Let $\mathbb Z^d$ denote the $d$-dimensional integer lattice with norm $|x|=\sum_i|x_i|$. For each $x\in\mathbb Z^d$ we associate a spin variable, $\sigma_x$ taking values on the set $\{\exp(2\pi i j/N);1\leq j\leq N\}$ with uniform a priori distribution.
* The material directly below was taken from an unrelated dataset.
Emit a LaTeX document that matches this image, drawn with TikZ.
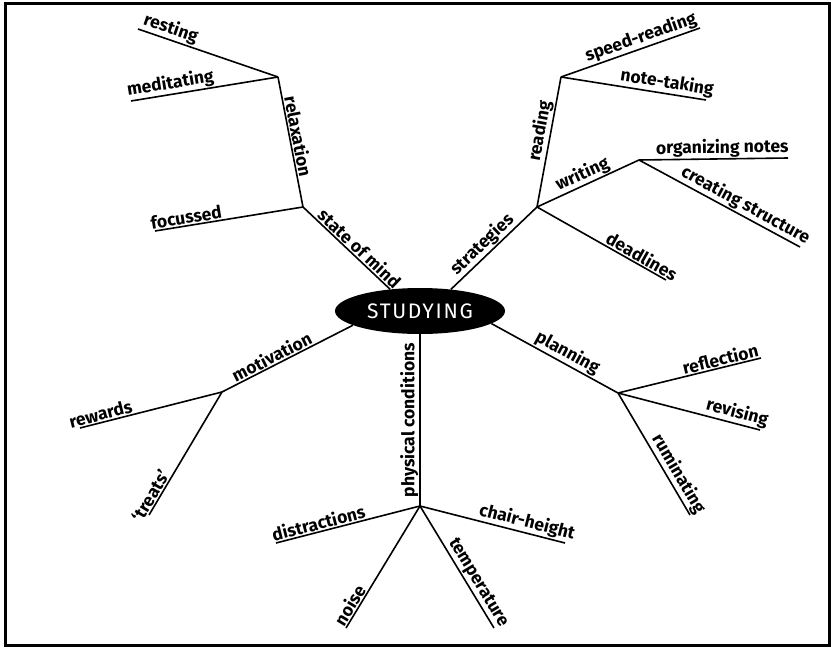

Consider the formal Hamiltonian given on the lattice $\mathbb Z^d$ by $$ H_{ \Lambda }(\{\sigma\}) = -\sum_{\langle x,y\rangle} J_{xy} \vec\sigma_{x} \vec\sigma_{y} $$ where $J_{xy}$ are nonnegative constants and $\vec\sigma_x \vec\sigma_y$ is inner product in $\mathbb R^2$. The sum is taken over all pair of first neighbors $\langle x,y\rangle$ means that $|x-y|=1$. The Partition function on a finite
$\Lambda\subset \mathbb Z^d$ is given by $$ Z_\Lambda = \int\exp\Big( \beta \sum_{\langle x,y\rangle \in \Lambda }J_{xy} \vec\sigma_x \vec\sigma_y\Big)\;d\sigma $$ where the integral is taken over all sites of $\Lambda$. The two point correlations are given by $$ \langle \vec\sigma_x \vec\sigma_y \rangle_{\Lambda}= Z_{\Lambda}^{-1}\int\vec\sigma_x \vec\sigma_y\exp\Big( \beta \sum_{\langle x,y\rangle \in \Lambda }J_{xy} \vec\sigma_x \vec\sigma_y\Big) d\sigma $$ Question:

For which values of $N$ is known that the Lieb-Simon Inequality is true or false ?

Lieb-Simon Inequality $$ \langle \vec\sigma_x \vec\sigma_y \rangle_{\Lambda} \leq \sum_{b \in \partial B} \bigl<\vec\sigma_x \vec\sigma_b \bigr>_B \bigl<\vec\sigma_b \vec\sigma_y \bigr>_\Lambda, $$ where $B\subset\Lambda\subset\mathbb Z^d$ are finite, $x,y\in\Lambda$, $\partial B=\{z\in B; d(z,B^c)=1\}$ and $\partial B$ separates $x$ and $y$ ($i.e.$ any path from $x$ to $y$ must intercept $\partial B$).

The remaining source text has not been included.